Monday, January 27, 2014


I will write this as tactfully as I can, but please beware that I'm up on a pretty high horse that I enjoy riding. Keep a salt shaker handy and know that chances are I will get bucked off sooner or later…

Let me give a little background history on where I'm coming from. Growing up I've always felt at least 5 years behind on technology. This is probably because I grew up in the country: neighbours 1 mile away, nearest town 30 minute drive, no cell phone service, S--L--O--W Internet, and 3 TV channels kind of upbringing. I got my first cell phone and started using a digital no-film camera in 2006 when I graduated high school and moved out. I didn't really start texting till 2008. I remember typing on a type writer, printers that you had to tear the perforated sides off, and using encyclopedia books from home to do school work. Although at the time growing up I felt that I was somewhat missing out, looking back I wouldn't change it for the world. You know what this "simple life" childhood gave me? Values and self-esteem. It gave me the space I needed to find me and stand more firm in the midst of peer pressures. It also gave me a built in defiance to technological dependence.

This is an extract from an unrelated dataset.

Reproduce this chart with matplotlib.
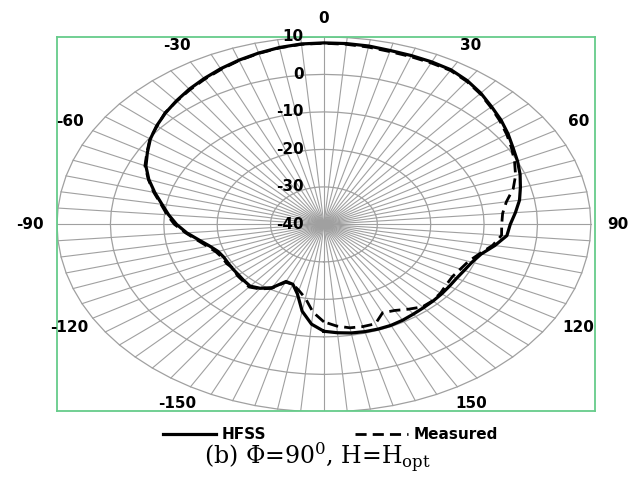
import numpy as np
import matplotlib
matplotlib.use('Agg')
import matplotlib.pyplot as plt
from matplotlib.lines import Line2D

plt.rcParams['mathtext.fontset'] = 'dejavuserif'

# 角度类别 (度), 每5度一个
angles = list(range(-180, 180, 5))

# HFSS 仿真 (dB)
hfss = [-11.5, -13.3, -16.5, -20.8, -23.0, -23.2, -20.5, -19.2, -18.5, -18.8,
        -19.1, -19.2, -19.3, -19.3, -18.9, -17.8, -16.2, -14.2, -12.4, -10.8,
        -9.2, -7.2, -5.1, -3.2, -1.8, -0.3, 0.9, 2.0, 3.0, 4.0,
        4.9, 5.8, 6.6, 7.3, 7.9, 8.3, 8.4, 8.4, 8.3, 8.0,
        7.9, 7.8, 7.6, 6.8, 5.7, 4.4, 3.3, 2.1, 0.9, 0.0,
        -0.9, -1.9, -2.8, -4.0, -5.1, -5.6, -7.5, -9.5, -10.5, -11.0,
        -11.3, -11.3, -11.2, -11.1, -11.0, -10.8, -10.5, -10.3, -10.3, -10.4,
        -10.6, -11.0]

# 实测 (dB)
measured = [-14.0, -16.5, -20.0, -21.8, -23.0, -23.0, -20.3, -19.0, -18.2, -18.6,
            -18.8, -19.4, -19.0, -19.0, -18.5, -17.4, -15.9, -14.0, -12.0, -10.5,
            -9.0, -7.0, -5.0, -3.0, -1.7, -0.2, 0.8, 2.1, 2.9, 3.8,
            4.7, 5.6, 6.5, 7.2, 7.8, 8.2, 8.3, 8.2, 8.0, 7.7,
            7.6, 7.5, 7.4, 6.6, 5.5, 4.2, 3.0, 1.8, 0.6, -0.6,
            -1.8, -3.3, -5.3, -6.4, -6.7, -6.6, -7.9, -9.8, -11.2, -11.8,
            -12.2, -12.0, -11.5, -11.2, -11.3, -12.4, -13.5, -14.0, -11.8, -11.8,
            -12.0, -12.8]

r_ticks = [-40, -30, -20, -10, 0, 10]
angle_labels = [0, 30, 60, 90, 120, 150, -150, -120, -90, -60, -30]

r_min, r_max = -40, 10


def to_xy(theta_deg, db):
    th = np.radians(np.asarray(theta_deg, dtype=float))
    rho = (np.asarray(db, dtype=float) - r_min) / (r_max - r_min)
    return rho * np.sin(th), rho * np.cos(th)


fig = plt.figure(figsize=(6.35, 4.79), dpi=100)
ax = fig.add_axes([0.0898, 0.142, 0.847, 0.781])
ax.set_xlim(-1.0, 1.015)
ax.set_ylim(-0.995, 1.0)
ax.set_xticks([])
ax.set_yticks([])
for s in ax.spines.values():
    s.set_color('#66cc8a')
    s.set_linewidth(1.3)

grid_c = '#a0a0a0'
# 辐射线
for a in angles:
    x, y = to_xy([a, a], [r_min, r_max])
    ax.plot(x, y, color=grid_c, lw=0.8, zorder=1)
# 同心环
ring_ang = angles + [angles[0]]
for rt in r_ticks[1:]:
    x, y = to_xy(ring_ang, [rt] * len(ring_ang))
    ax.plot(x, y, color=grid_c, lw=0.9, zorder=1)

# 径向刻度
for rt in r_ticks:
    x, y = to_xy(0, rt)
    ax.text(x - 0.075, y, str(rt), ha='right', va='center', fontsize=11,
            fontweight='bold', color='black', zorder=5)

# 角度标签
for al in angle_labels:
    th = np.radians(al)
    ax.text(1.1 * np.sin(th), 1.1 * np.cos(th), str(al), ha='center', va='center',
            fontsize=11, fontweight='bold', clip_on=False)

# 曲线
x, y = to_xy(angles + [angles[0]], hfss + [hfss[0]])
ax.plot(x, y, color='black', lw=2.3, zorder=4, solid_joinstyle='round')
x, y = to_xy(angles + [angles[0]], measured + [measured[0]])
ax.plot(x, y, color='black', lw=2.0, dashes=(4, 2.2), zorder=3)

handles = [Line2D([], [], color='black', lw=2.3),
           Line2D([], [], color='black', lw=2.0, dashes=(4, 2.2))]
fig.legend(handles, ['HFSS', 'Measured'], loc='center', bbox_to_anchor=(0.52, 0.092),
           ncol=2, frameon=False, handlelength=3.5, handletextpad=0.35, columnspacing=5.8,
           prop={'weight': 'bold', 'size': 11})

fig.text(0.5, 0.044, r'(b) Φ=90$^{0}$, H=H$_{\mathrm{opt}}$', ha='center', va='center',
         fontsize=17, family='DejaVu Serif')

fig.savefig('out.png', dpi=100)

When I'm with someone or a group of people and their eyes are glued to a phone, if they don't apologize or inform me of what they are doing on it I have one word in my head - REJECTION. This isn't the 'oh I'm not interesting enough to hold their attention' 'they must not care about me' therefore I feel rejected by them. This is the 'I must jump on top of my noble steed and ride far away from these mindless peasants' therefore I reject them. I realize this is sounding totally rude and a bit conceded of me but one of the things I value is independence and so when I see an adult so dependent on a screen that they cannot eat, sleep, breathe, shower, have a bathroom break, or be around other people without touching, holding, and staring at a screen I feel that I'm far too independent to ever relate to them. However, as soon as the phone is put down or an explanation given I feel free to trot back to their presence and dismount, "Hi."

If people depend on social media to carry out their lives, they're no longer living. 'If I don't post me playing with my kids everyday than people will think I don't spend time with my kids,' 'If I don't publicly announce what my child did and how I am disciplining them than people will think I am a bad parent.' 'If I don't post i love you to my spouse's wall everyday than people will think we don't love each other.' 'If I  don't post some photos of horses than people will think I'm a city slicker.' ' If I don't post immediately about my recent accomplishments than people will think I am not proud of the life I'm living.' 'If I don't post about my job than people will think I don't work hard.' 'If I don't immediately upload this amazing moment in time right this second as it's happening then people will think it never existed.'
"If a tree falls in a forest and no one is around to hear it, does it make a sound?" I've never understood why this question exists... -does 2+2 really = 4? YES you dumb dumb!  I fear technology is creating a dependence of such strength that life and the very definition and meaning will be lost. When your first response to a crisis or emergency is to post it on the old FB, your intelligence has been taken from you. When the first response to an amazing happy, joyous occasion is to upload it immediately for all on-liners to see, you missed your moment. It is in the quiet of your heart that your spirit lives, not the reflection of others sunglasses.

Sometimes when I'm playing with my precious little one and she does something particular cute, funny or adorable (which is a 24/7 occurrence) I find my mind quickly jumps to "camera now!" But I'm now picking my moments to act on this. I'd rather miss a photo opportunity than shorten a childhood memory. I would rather be present in her life than hidden constantly behind a screen/lens. You know what's better than looking at photos? Being present in that moment and making it a memory to your spirit. Photos may spur you to remember a moment in time, but don't forget, photos are NOT the memory, photos are a thing, and things are not what cling to your spirit and last for the eternities. If you are feeling overwhelmed in being behind in editing, posting, printing or scrapbooking your photos, remember the memory has nothing to do with how or where the photo is. I don't have a photo of the most profound heartwarming memories I own, and yet they somehow exist none the less.

Technology has it's place and proper use, but I am shying away from putting myself in a position where my independence is lost. This is my phone... until they force me to change:

The dawn has come where people now have to compete with screens for attention, for interaction, for love, for time. Don't make this a war, stick to the right side.

Heaven's slice is putting your screen down and enjoying the moments in your life with the people in it.